Note: When using a cvs file, silver_type should be merge instead of merge_and_delete. Defaults to merge_and_delete.
RQ-DQ-006 - Use settings.datatypes
Use this option When Spark does not infer the type correctly and you want to force a certain datatype. To be used. Ingestion will fail when the data cannot be casted to the target type. Ingestion will give a warning when the column specified is not available in the dataset.
RQ-DQ-007 - CSV Files: Use settings.spark_read_options.inferSchema: True.
The CSV DataSourceReader does not infer the schema of the ingested data by default. Use this option to enable schema inference for CSV files. See the Spark CSV Datasource Docs. (Note: the JSON and XML DatasourceReader enable InferSchema by default).
RQ-YAML-001 - Only specify keys for the silver layer when applicable
Do not specify keys for an ingest or entity when the data does not naturally have any key. Not specifying any key will cause the platform to skip the silver layer for that specific entity, which is good for performance reasons.
RQ-YAML-002 - Use ingest-level settings when applicable
Use ingest-level settings for settings that are applicable for each entity within a YAML file. Those ingest-level settings (settings) will be applied automatically to each underlying entity (entity.settings). This reduces code duplication and conforms to the DRY principle.
RQ-YAML-003 - Define all common source configurations on the ingest level
All source settings which are the same for each entity within one YAML file should be defined the Ingest level. Each entity can modify and override settings from the referenced source, but this should only be done as minimally as possible. This keeps the YAML simple.
RQ-YAML-004 - Ingest and entity names should only contains lowercases, numbers and ‘_’
The name of the ingest, as well as the name of each entity. Should only contain lowercases, numbers and underscores (‘_’). Doing so will keep consistency and make referring to tables in bronze/silver easier on the delivery side of the platform.

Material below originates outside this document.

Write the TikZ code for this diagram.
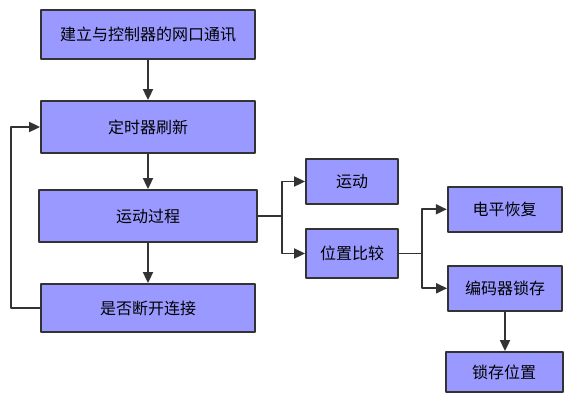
\documentclass[tikz,border=0pt]{standalone}
\usepackage{fontspec}
\newfontfamily\cjk{Noto Sans CJK SC}
\usetikzlibrary{arrows.meta}
\definecolor{boxfill}{HTML}{9999FF}
\definecolor{boxline}{HTML}{333333}
\tikzset{
  stepnode/.style={draw=boxline,fill=boxfill,line width=1.8bp,inner sep=0pt,font=\cjk\fontsize{16bp}{18bp}\selectfont},
  link/.style={boxline,line width=1.8bp},
}
\begin{document}
\begin{tikzpicture}[>={Triangle[length=11bp,width=10bp]},line join=bevel,]
%%
\useasboundingbox (0bp,0bp) rectangle (575bp,404bp);
\node (node_conn) at (148.0bp,369.5bp) [stepnode,minimum width=214bp,minimum height=49bp] {建立与控制器的网口通讯};
  \node (node_timer) at (148.0bp,277.0bp) [stepnode,minimum width=214bp,minimum height=52bp] {定时器刷新};
  \node (node_proc) at (148.0bp,188.0bp) [stepnode,minimum width=218bp,minimum height=52bp] {运动过程};
  \node (node_check) at (148.0bp,96.0bp) [stepnode,minimum width=214bp,minimum height=48bp] {是否断开连接};
  \node (node_move) at (352.0bp,222.5bp) [stepnode,minimum width=92bp,minimum height=45bp] {运动};
  \node (node_cmp) at (352.0bp,150.5bp) [stepnode,minimum width=92bp,minimum height=49bp] {位置比较};
  \node (node_level) at (504.7bp,194.7bp) [stepnode,minimum width=114bp,minimum height=45bp] {电平恢复};
  \node (node_enc) at (505.0bp,115.7bp) [stepnode,minimum width=114bp,minimum height=45bp] {编码器锁存};
  \node (node_latch) at (504.2bp,32.0bp) [stepnode,minimum width=117bp,minimum height=40bp] {锁存位置};
%
  \coordinate (split_1) at (281.7bp,188.0bp);
  \coordinate (split_2) at (422.3bp,150.5bp);
  \coordinate (loop_1) at (11.0bp,96.0bp);
%
  \draw [link,->] (node_conn) -- (node_timer);
  \draw [link,->] (node_timer) -- (node_proc);
  \draw [link,->] (node_proc) -- (node_check);
  \draw [link,->] (node_check.west) -- (loop_1) |- (node_timer.west);
  \draw [link] (node_proc.east) -- (split_1);
  \draw [link,->] (split_1) |- (node_move.west);
  \draw [link,->] (split_1) |- (node_cmp.west);
  \draw [link] (node_cmp.east) -- (split_2);
  \draw [link,->] (split_2) |- (node_level.west);
  \draw [link,->] (split_2) |- (node_enc.west);
  \draw [link,->] (node_enc.south) -- (node_enc.south |- node_latch.north);
%
\end{tikzpicture}
\end{document}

RQ-SQL-001 - SQL: Use partitioning for large tables
Normally, Spark JDBC DataframeReader will use only a single query to read a database. This can be very slow for very large tables. Specifying the numPartitions option under the entity.settings.spark_read_options will divide this single query in multiple (smaller) queries that can be executed by each executorthread in parallel. When specifying numPartitions the Spark DataframeReader also need the partitionColumn, lowerBound and upperBound options. See an usage example here. Also refer to the Spark JDBC documentation
RQ-SQL-002 - SQL: Cooperate with the database administrator
Using partitioning will increase the number of parallel connections and the speed of the ingest. This does increase the load on the source database. To make sure that the database can keep up with the requests, always cooperate with the database administrator. Try to find an optimum between ingestion speed and server load.
DevOps Requirements
RQ-REPO-001 - Ingest repo names should be named like: ingest-name
RQ-REPO-002 - Ingest repo should contain a yaml folder which the ingest yamls
RQ-REPO-003 - Notebooks should not use the .ipynb extension
Databricks currently defaults to creating notebooks in the .ipynb format. However, this file type poses challenges for review during pull requests. To facilitate a smoother review process, we mandate the use of standard .py files. This policy may be revisited in the future if Azure DevOps introduces support for diffs in .ipynb notebooks. The setting can be set on a per-user basis. See the Databricks Documentation for guidelines on how to change this setting for your personal account.